[begin RAW RECORDS]
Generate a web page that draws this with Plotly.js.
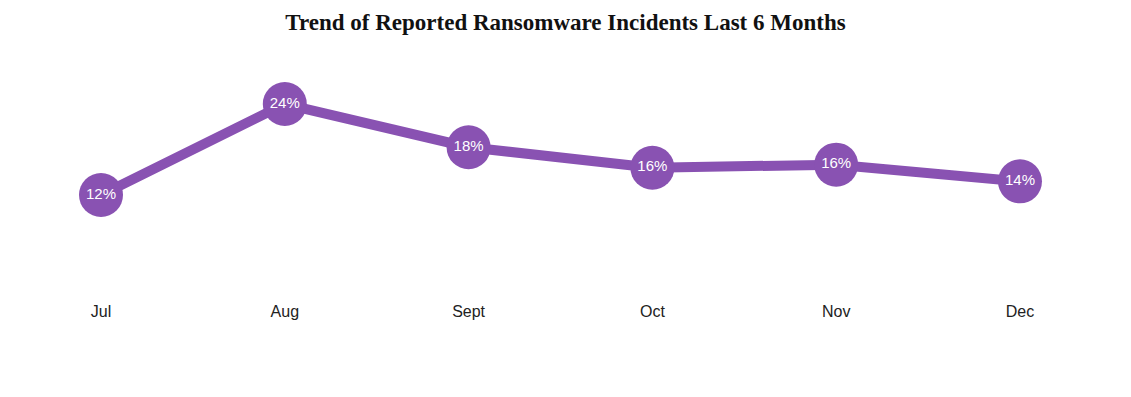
[end RAW RECORDS]
[begin RAW RECORDS]
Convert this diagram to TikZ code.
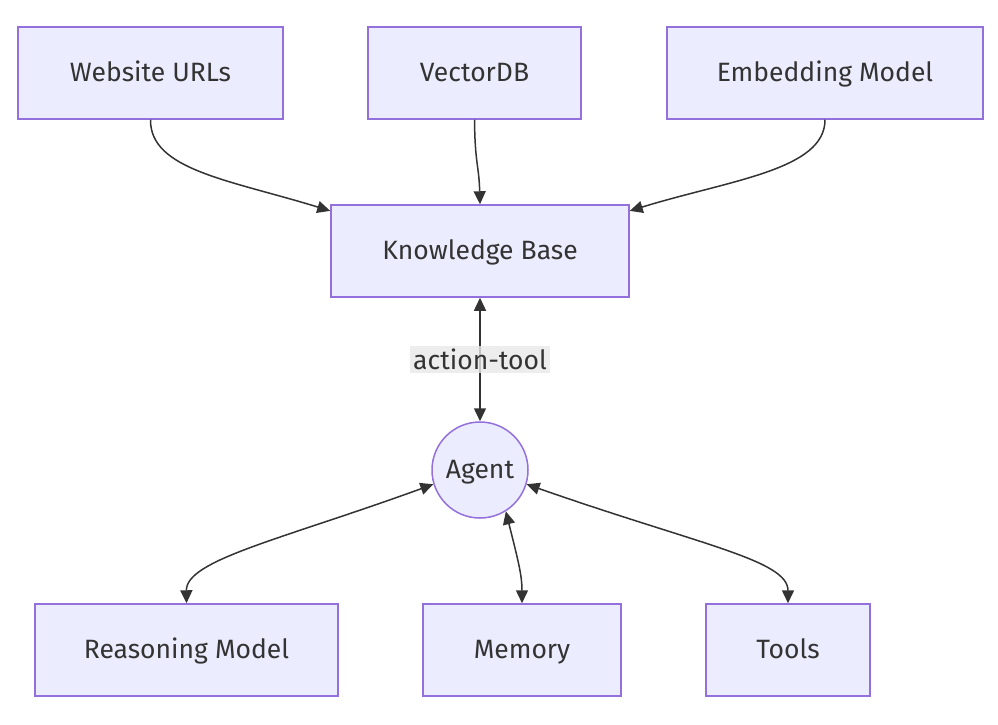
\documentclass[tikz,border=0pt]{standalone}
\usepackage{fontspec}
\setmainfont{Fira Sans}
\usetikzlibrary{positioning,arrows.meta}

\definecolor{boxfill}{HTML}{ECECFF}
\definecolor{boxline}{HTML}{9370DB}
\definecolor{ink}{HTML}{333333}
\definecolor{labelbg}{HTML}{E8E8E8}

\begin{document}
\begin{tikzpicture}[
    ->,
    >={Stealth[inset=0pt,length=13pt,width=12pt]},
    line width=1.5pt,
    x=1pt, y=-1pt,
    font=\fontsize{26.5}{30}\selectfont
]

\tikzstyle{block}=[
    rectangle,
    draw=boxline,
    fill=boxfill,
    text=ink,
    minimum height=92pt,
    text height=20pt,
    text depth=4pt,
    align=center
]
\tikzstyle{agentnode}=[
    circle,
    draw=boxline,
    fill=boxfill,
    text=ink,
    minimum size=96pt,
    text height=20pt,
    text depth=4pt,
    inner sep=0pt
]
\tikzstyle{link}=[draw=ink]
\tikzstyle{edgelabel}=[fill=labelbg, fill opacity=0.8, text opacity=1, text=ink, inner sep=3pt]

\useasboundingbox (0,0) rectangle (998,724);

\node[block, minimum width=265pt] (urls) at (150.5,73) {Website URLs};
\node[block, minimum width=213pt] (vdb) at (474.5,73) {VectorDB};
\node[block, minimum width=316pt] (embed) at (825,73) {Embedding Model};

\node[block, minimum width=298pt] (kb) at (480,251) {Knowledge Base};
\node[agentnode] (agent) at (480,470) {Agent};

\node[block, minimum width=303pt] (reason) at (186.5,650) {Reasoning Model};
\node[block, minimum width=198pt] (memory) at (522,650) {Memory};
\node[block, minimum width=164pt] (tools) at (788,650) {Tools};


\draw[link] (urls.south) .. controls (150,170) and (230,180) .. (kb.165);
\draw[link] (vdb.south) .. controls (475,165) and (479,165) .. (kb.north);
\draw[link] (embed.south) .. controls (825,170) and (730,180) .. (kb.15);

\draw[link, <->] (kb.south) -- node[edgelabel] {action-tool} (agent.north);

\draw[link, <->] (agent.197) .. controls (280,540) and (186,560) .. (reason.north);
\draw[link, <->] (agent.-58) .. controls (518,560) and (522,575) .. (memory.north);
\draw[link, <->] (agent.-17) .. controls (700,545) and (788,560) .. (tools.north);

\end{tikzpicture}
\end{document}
[end RAW RECORDS]
__PROBLEM TO SOLVE__
Find all lines with "this" in them and copy each one.

__EXERCISE RESULT__
Generate a web page that draws this with Plotly.js.
Convert this diagram to TikZ code.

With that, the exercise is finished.